New Yorkers make clear how they feel about President Trump
WASHINGTON — “You can’t go home again,” author Thomas Wolfe famously wrote.
It’s a lesson that may well have occurred to President Donald Trump as a motorcade carried him from his long-time home at Trump Tower to Madison Square Park for a Veterans Day event Monday and “IMPEACH” and “CONVICT” signs taunted the beleaguered commander in chief from high-rise windows.
Trump was the first U.S. president to attend “America’s Parade,” in his hometown, where 30,000 people were expected to line city streets in thanks to U.S. veterans.
In September, Trump filed papers to move his primary residence from Fifth Avenue to his Mar-a-Lago digs in Palm Beach, Florida. It was a break-up long in the making.
“I cherish New York, and the people of New York and always will,” Trump explained on Twitter, “but unfortunately, despite the fact that I pay millions of dollars in city, state and local taxes each year, I have been treated very badly by the political leaders of both the city and state.”
“Good riddance,” New York Gov. Andrew M. Cuomo countered. “It’s not like Mr. Trump paid taxes here anyway. He’s all yours, Florida.”
It’s an odd departure for a man whose brash persona linked him so inextricably to the city that never sleeps and who conquered the New York Post’s Page Six before he took the New Hampshire primary.
Yet fewer than one in five New Yorkers supported Trump in the voting booth. Trump lost four of the five boroughs — including his childhood home, Queens, to Democratic nominee Hillary Clinton of Chappaqua, New York. Only Staten Island went for Trump.
Trump is hardly the first presidential nominee to lose his home state. Massachusetts voters went overwhelmingly for Barack Obama in 2012, and under-whelmingly for former Gov. Mitt Romney.
In 2000, George W. Bush won 51 percent of the vote in Tennessee, where former Sen. Al Gore came in second place.
While Palm Beach County voters preferred Clinton over Trump by a 16-point margin, the state narrowly went for Trump over Clinton in 2016. Also, Trump has friendlier relations with Gov. Ron DeSantis, and Sens. Marco Rubio and Rick Scott – Republicans all.
According to NBC News, which keeps track of the time Trump spends at his properties, the president spent 99 days at Mar-a-Lago and 20 days at Trump Tower between taking the oath of office in January 2017 and last month.
Former Trump aide Sam Nunberg recalls how everyone expected Trump to return to Fifth Avenue regularly.
Manhattan with its glamour and fast-paced nightlife was key to the Trump brand. Even after he won in November, the president-elect could be seen out on the town, as when he famously took 2012 GOP presidential nominee Mitt Romney out to a dinner of frogs’ legs and crow at the Jean-George restaurant.
But Trump, Nunberg told the Review-Journal, defied expectations by moving his base of operations to the White House.

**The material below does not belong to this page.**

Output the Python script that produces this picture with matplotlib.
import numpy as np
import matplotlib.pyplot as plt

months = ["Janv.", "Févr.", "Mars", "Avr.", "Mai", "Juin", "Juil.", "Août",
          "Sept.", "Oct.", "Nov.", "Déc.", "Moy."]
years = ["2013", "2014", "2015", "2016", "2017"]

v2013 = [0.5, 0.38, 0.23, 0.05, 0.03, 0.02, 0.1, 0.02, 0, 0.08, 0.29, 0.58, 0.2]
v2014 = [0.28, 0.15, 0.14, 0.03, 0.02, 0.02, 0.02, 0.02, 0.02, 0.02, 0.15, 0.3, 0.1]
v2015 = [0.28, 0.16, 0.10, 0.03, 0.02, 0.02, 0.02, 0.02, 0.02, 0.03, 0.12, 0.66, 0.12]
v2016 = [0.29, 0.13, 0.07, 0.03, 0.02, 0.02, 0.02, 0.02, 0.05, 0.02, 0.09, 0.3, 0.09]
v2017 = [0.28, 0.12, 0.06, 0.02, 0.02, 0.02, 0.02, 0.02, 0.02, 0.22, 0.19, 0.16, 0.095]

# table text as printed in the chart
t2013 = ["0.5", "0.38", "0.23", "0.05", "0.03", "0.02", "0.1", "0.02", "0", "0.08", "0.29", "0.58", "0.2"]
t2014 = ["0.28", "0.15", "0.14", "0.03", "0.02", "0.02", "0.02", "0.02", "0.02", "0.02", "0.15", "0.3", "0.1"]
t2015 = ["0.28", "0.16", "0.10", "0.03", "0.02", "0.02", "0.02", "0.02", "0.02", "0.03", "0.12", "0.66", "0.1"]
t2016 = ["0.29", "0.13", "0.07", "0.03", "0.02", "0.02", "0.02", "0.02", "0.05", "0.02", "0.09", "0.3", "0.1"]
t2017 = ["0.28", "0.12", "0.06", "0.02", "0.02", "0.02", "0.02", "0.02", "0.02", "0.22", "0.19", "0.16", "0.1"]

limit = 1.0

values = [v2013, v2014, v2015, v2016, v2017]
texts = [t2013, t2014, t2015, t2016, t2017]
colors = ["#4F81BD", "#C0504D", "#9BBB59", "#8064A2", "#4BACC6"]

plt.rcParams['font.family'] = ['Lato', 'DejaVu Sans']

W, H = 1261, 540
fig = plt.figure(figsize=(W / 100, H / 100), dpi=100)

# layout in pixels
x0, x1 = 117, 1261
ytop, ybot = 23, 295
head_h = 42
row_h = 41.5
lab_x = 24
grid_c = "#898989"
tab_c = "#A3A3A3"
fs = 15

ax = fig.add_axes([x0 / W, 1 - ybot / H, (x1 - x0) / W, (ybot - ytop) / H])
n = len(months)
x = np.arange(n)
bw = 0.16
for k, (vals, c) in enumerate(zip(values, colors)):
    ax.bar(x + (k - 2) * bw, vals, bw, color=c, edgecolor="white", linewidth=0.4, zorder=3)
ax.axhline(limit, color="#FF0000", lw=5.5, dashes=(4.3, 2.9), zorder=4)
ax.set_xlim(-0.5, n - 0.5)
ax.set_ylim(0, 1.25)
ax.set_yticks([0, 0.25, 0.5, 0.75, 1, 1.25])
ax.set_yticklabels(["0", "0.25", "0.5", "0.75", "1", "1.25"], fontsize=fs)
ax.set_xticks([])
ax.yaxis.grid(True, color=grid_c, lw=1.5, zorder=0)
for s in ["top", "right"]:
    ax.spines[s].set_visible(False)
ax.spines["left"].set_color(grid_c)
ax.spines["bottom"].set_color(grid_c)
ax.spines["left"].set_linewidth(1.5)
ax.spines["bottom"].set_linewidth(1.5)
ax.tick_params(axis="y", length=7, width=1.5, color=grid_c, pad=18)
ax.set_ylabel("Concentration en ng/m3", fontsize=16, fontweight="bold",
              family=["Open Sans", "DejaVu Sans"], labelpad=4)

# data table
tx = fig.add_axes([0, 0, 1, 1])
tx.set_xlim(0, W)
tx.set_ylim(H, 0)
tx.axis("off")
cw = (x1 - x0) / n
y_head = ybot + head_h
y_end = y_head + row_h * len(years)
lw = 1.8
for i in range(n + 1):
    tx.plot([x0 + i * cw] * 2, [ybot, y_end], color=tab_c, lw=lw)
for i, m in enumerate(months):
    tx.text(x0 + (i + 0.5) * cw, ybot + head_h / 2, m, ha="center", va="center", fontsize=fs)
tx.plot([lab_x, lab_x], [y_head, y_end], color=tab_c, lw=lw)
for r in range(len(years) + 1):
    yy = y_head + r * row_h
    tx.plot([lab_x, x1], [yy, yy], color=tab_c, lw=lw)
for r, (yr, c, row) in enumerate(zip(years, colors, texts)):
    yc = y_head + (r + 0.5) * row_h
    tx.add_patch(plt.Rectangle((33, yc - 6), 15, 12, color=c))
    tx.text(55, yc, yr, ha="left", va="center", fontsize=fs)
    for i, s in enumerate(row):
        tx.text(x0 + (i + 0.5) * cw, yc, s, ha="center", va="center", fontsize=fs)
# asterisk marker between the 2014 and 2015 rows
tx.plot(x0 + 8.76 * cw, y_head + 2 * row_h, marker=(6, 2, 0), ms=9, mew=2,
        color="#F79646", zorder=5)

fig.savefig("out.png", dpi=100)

Trump has cited the traffic nightmares caused by Secret Service measures as reason for him to avoid the Big Apple. A businessman until he won election, Trump is acutely aware that bringing traffic to a standstill is bad for business.
Trump’s trip to the Big Apple follows the news that another Gotham billionaire, former New York Mayor Mike Bloomberg is considering running for president as a Democrat in 2020. Trump’s reaction was typical New York: “Little Michael will fail.”